Slovenia’s new tourism outlook for 2026 lands with the kind of understated richness that makes you reread the announcement just to let its texture settle. The country sketches the coming year not as a parade of events, but as a thread of moments—some ancient, some startlingly contemporary—that together shape a destination far more complex than its modest size suggests. It’s easy to imagine Škofja Loka, a medieval town that somehow feels carved out of a poem, slowly readying itself for the Škofja Loka Passion Play. It returns only once every six years, like a ritual that guards its own rarity. More than a thousand locals step into this living tableau, embodying an 18th-century procession that has survived wars, empires, and the occasional disbelief of first-time spectators. UNESCO’s recognition simply affirms what the town already knows: some traditions persist because the community’s pulse keeps them alive.
A very different cultural shift arrives in Bled, where the Muzej Lah—crafted by David Chipperfield Architects—opens its doors in summer. The museum seems designed as a counterpoint to the region’s fairytale lake imagery. Instead of leaning into postcard clichés, it offers a crisp architectural dialogue with the landscape, giving contemporary art a foothold in a place long associated with alpine scenery. The Lah Collection inside is set to reshape how visitors read Bled: not as a single iconic view, but as an intersection between nature, design, and evolving cultural identity.
Further east, Ptuj prepares to show why it earned Europe’s Best Cultural Heritage Town 2026. It’s the kind of city where Roman stones lie beneath festival banners, and somehow the contrast feels perfectly logical. Kurentovanje, the famed Shrovetide carnival, erupts each winter with its shaggy Kurenti figures chasing cold weather away in a riot of sound—a tradition bold enough to have earned its own UNESCO spotlight. Ptuj’s magic comes from that blend of deep roots and unfiltered liveliness, as if history here prefers to dance rather than sit still.
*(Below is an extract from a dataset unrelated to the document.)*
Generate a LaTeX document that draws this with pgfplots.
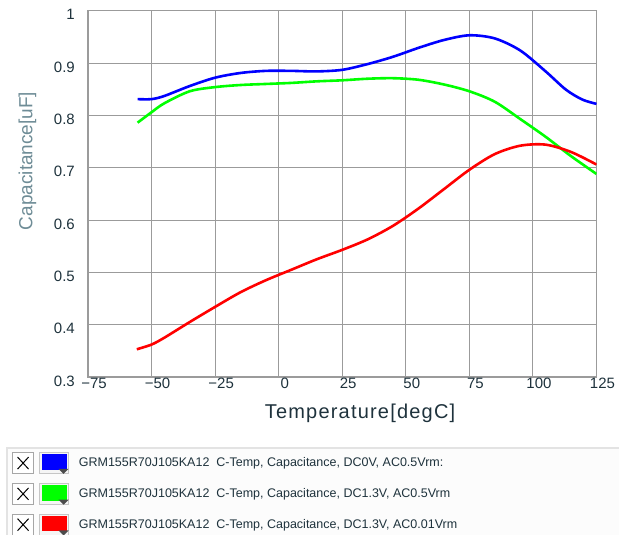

Ljubljana steps into the global sports arena next October, hosting the European Road Cycling Championships—a fitting honor in a country that treats cycling almost as a national art form. With homegrown champions like Pogačar and Roglič shaping the sport, the event feels like a homecoming as much as a competition. Visitors will find themselves drawn not only to the races but to the network of cycling routes that make Slovenia one of the most quietly exhilarating countries to traverse on two wheels.
The tourism board also highlights a wave of new openings that speak to Slovenia’s boutique, nature-attuned spirit: the Kneipp-inspired NaturHotel Snovik, a pioneering family hotel concept in Olimje, and a refreshed portfolio of Slovenia Unique Experiences that hover charmingly between craftsmanship and wilderness. Foraging in the mountains around Bovec, studying old-world photography techniques in Celje’s preserved Pelikan studio, stepping through the Krokar virgin forest where Europe’s ecological past rustles at your ankles, diving into beekeeping traditions in Novo mesto—each experience operates at a slower tempo, drawing travelers into participation rather than passive observation.
And if slowing down also means relocating for a while, Slovenia’s digital nomad visa adds a practical anchor to the dream. The idea of answering emails from a riverside café in Ljubljana or a wooden terrace in the Julian Alps suddenly feels less like fantasy and more like a reasonable life choice.
All of this forms a portrait of a country remarkably comfortable blending heritage with innovation. Slovenia doesn’t strain to impress; it simply layers story upon story until the picture becomes irresistible. For anyone seeking European narratives with soul—lived, not staged—2026 in Slovenia offers a year dense with discovery.